ON SUNDAY, March 21, it is Mother’s Day, and sons and daughters will be thanking their mothers with cards and flowers.

On that date it is also the first day of spring, although, this year, it came earlier than normal, even though we had snow some weeks ago.

The daffodils and crocuses are already showing their blooms, and the blossom of the trees, especially the Blackthorn, is weeks ahead of its usual time.

The leaves on the horse chestnuts are 12 days earlier than they were 30 years ago. And the song-birds are already tuning up for their dawn chorus!

The month of March gets its name from “Martius”, which means “of Mars”, who was the Roman God of War.

The following month of April is from Aprilis, the Latin for “to open out”, as in the case of the flowers and blossom.

Spring is quite an exciting time in nature, for so much is happening. The hedges are showing little buds of green, while the daffodils curtsy in the slight breeze to the arrival of what we hope will be a warm season.

Daisies have begun to whiten the fields, while the crocuses beam out their white, orange and purple colours.

March and April also sees the wood anemones in great profusion in the woods and hedges.

As the snowdrops make their departure after their January to March appearance, so the primroses arrive for their stay until May. They are full of nectar and so are visited many times by the bees which will shortly be maturing to carry out their summer duties.

Another flower in this area is the sweet violet, which arrives in April with its nine species, and, as it likes chalk soil, it is fairly abundant in the Basingstoke district.

In the years before the Town Development Scheme of the 1960s, local folk would walk across the old Basingstoke Common, admiring the blaze of yellow buttercups which carpeted the ground, and strolling over to the Black Dam ponds to watch the young water fowls learning how to cope with life in those days of the early spring.

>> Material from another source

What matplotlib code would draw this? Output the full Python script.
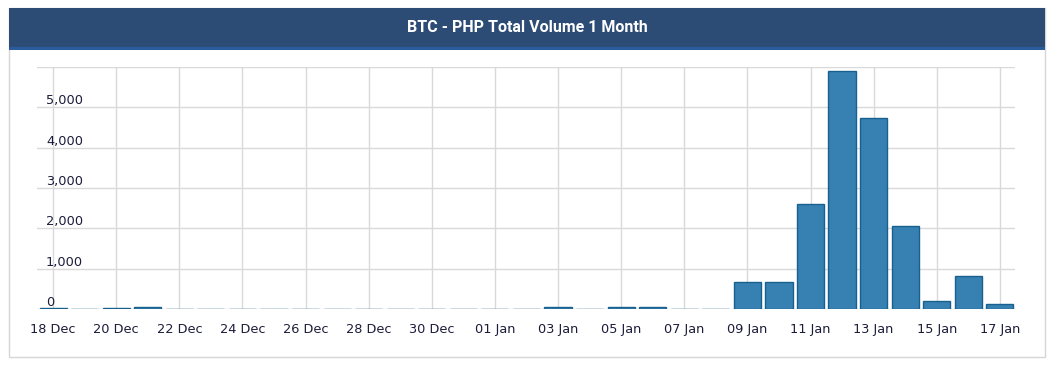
import matplotlib.pyplot as plt
from matplotlib.patches import Rectangle
import numpy as np

plt.rcParams['font.family'] = ['DejaVu Sans']

days = ['18 Dec', '19 Dec', '20 Dec', '21 Dec', '22 Dec', '23 Dec', '24 Dec', '25 Dec',
        '26 Dec', '27 Dec', '28 Dec', '29 Dec', '30 Dec', '31 Dec', '01 Jan', '02 Jan',
        '03 Jan', '04 Jan', '05 Jan', '06 Jan', '07 Jan', '08 Jan', '09 Jan', '10 Jan',
        '11 Jan', '12 Jan', '13 Jan', '14 Jan', '15 Jan', '16 Jan', '17 Jan']
volume = [14, 12, 14, 60, 12, 12, 12, 12,
          12, 12, 12, 12, 12, 12, 12, 12,
          45, 12, 45, 45, 12, 12, 672, 672,
          2600, 5890, 4745, 2056, 207, 820, 115]
yticks = [0, 1000, 2000, 3000, 4000, 5000, 6000]

W, H = 1054, 369
fig = plt.figure(figsize=(W / 100, H / 100), dpi=100)

# panel frame and header
fig.patches.append(Rectangle((9 / W, 1 - 357 / H), 1036 / W, 349 / H, transform=fig.transFigure,
                             facecolor='none', edgecolor='#d6d6d6', lw=1, zorder=-1))
fig.patches.append(Rectangle((9 / W, 1 - 47 / H), 1036 / W, 39 / H, transform=fig.transFigure,
                             facecolor='#2d4c75', edgecolor='none', zorder=1))
fig.patches.append(Rectangle((9 / W, 1 - 50 / H), 1036 / W, 3 / H, transform=fig.transFigure,
                             facecolor='#2a5b9c', edgecolor='none', zorder=1))
fig.text(527 / W, 1 - 28 / H, 'BTC - PHP Total Volume 1 Month', color='white',
         fontsize=11.5, fontweight='bold', ha='center', va='center',
         family=['Liberation Sans Narrow', 'Roboto', 'DejaVu Sans'])

ax = fig.add_axes([37 / W, 1 - 309 / H, 978 / W, 242 / H])
ax.set_facecolor('none')
x = np.arange(len(days))
ax.bar(x, volume, width=0.86, color='#2f7db0', edgecolor='#155d8c', linewidth=1,
       alpha=0.97, zorder=3)

ax.set_xlim(-0.51, 30.48)
ax.set_ylim(0, 6000)
ax.set_xticks(x[::2])
ax.set_xticklabels(days[::2])
ax.set_yticks(yticks)
ax.set_yticklabels(['0', '1,000', '2,000', '3,000', '4,000', '5,000', ''])
for s in ax.spines.values():
    s.set_visible(False)
ax.set_axisbelow(True)
ax.grid(True, color='#d9d9d9', lw=1)
ax.tick_params(axis='x', length=0, pad=10, labelsize=9.3, labelcolor='#1c1c3a')
ax.tick_params(axis='y', length=0, pad=-6.5, labelsize=9.3, labelcolor='#1c1c3a')
for lab in ax.get_yticklabels():
    lab.set_ha('left')
    lab.set_va('bottom')

fig.savefig('out.png', dpi=100)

Also in March, the calandines and marsh marigolds brightened up the watersides which, in those days, were extensive, as there were several large ponds in that area.

Closer to town there was the brilliant hue of tulips which lined the pathway near the municipal buildings in the War Memorial Park, which were the pride of Mr Parry, the park keeper, who lived in the little lodge in Hackwood Road – which is now the site of the ring road.

Animal life becomes more active in the spring, especially bats, dormice, and hedgehogs, which penetrate well into the town. The grey squirrel can be seen in most places where there is a clump of trees, although over the past few years the local council’s policy to cut down or trim many of the trees has caused a decline in these lively creatures.

In Western Way, on the South Ham estate, the line of trees on the east side once produced some beautiful blossom in the spring, but these are only a shadow of themselves now.

We must not forget the tiny insects which also come to life in the warmer days, such as the spiders, who have been sleeping during the cooler weeks of winter. Soon the flies will be bustling around, the cabbage butterfly will be seeking a place to rest in its flight from one garden to another.

Over the years various poets have given prose to the season, and the one that must come to mind more than any other is surely William Wordsworth’s Daffodils.

“I wander’d lonely as a cloud That floats on high o’er vales and hills, When all at once I saw a crowd, A host of golden daffodils”.

So much is coming to life, especially in the countryside, and this evolution has been happening for thousands of years.

Nature around us has an aura of wonder, so let us enjoy it, not destroy it.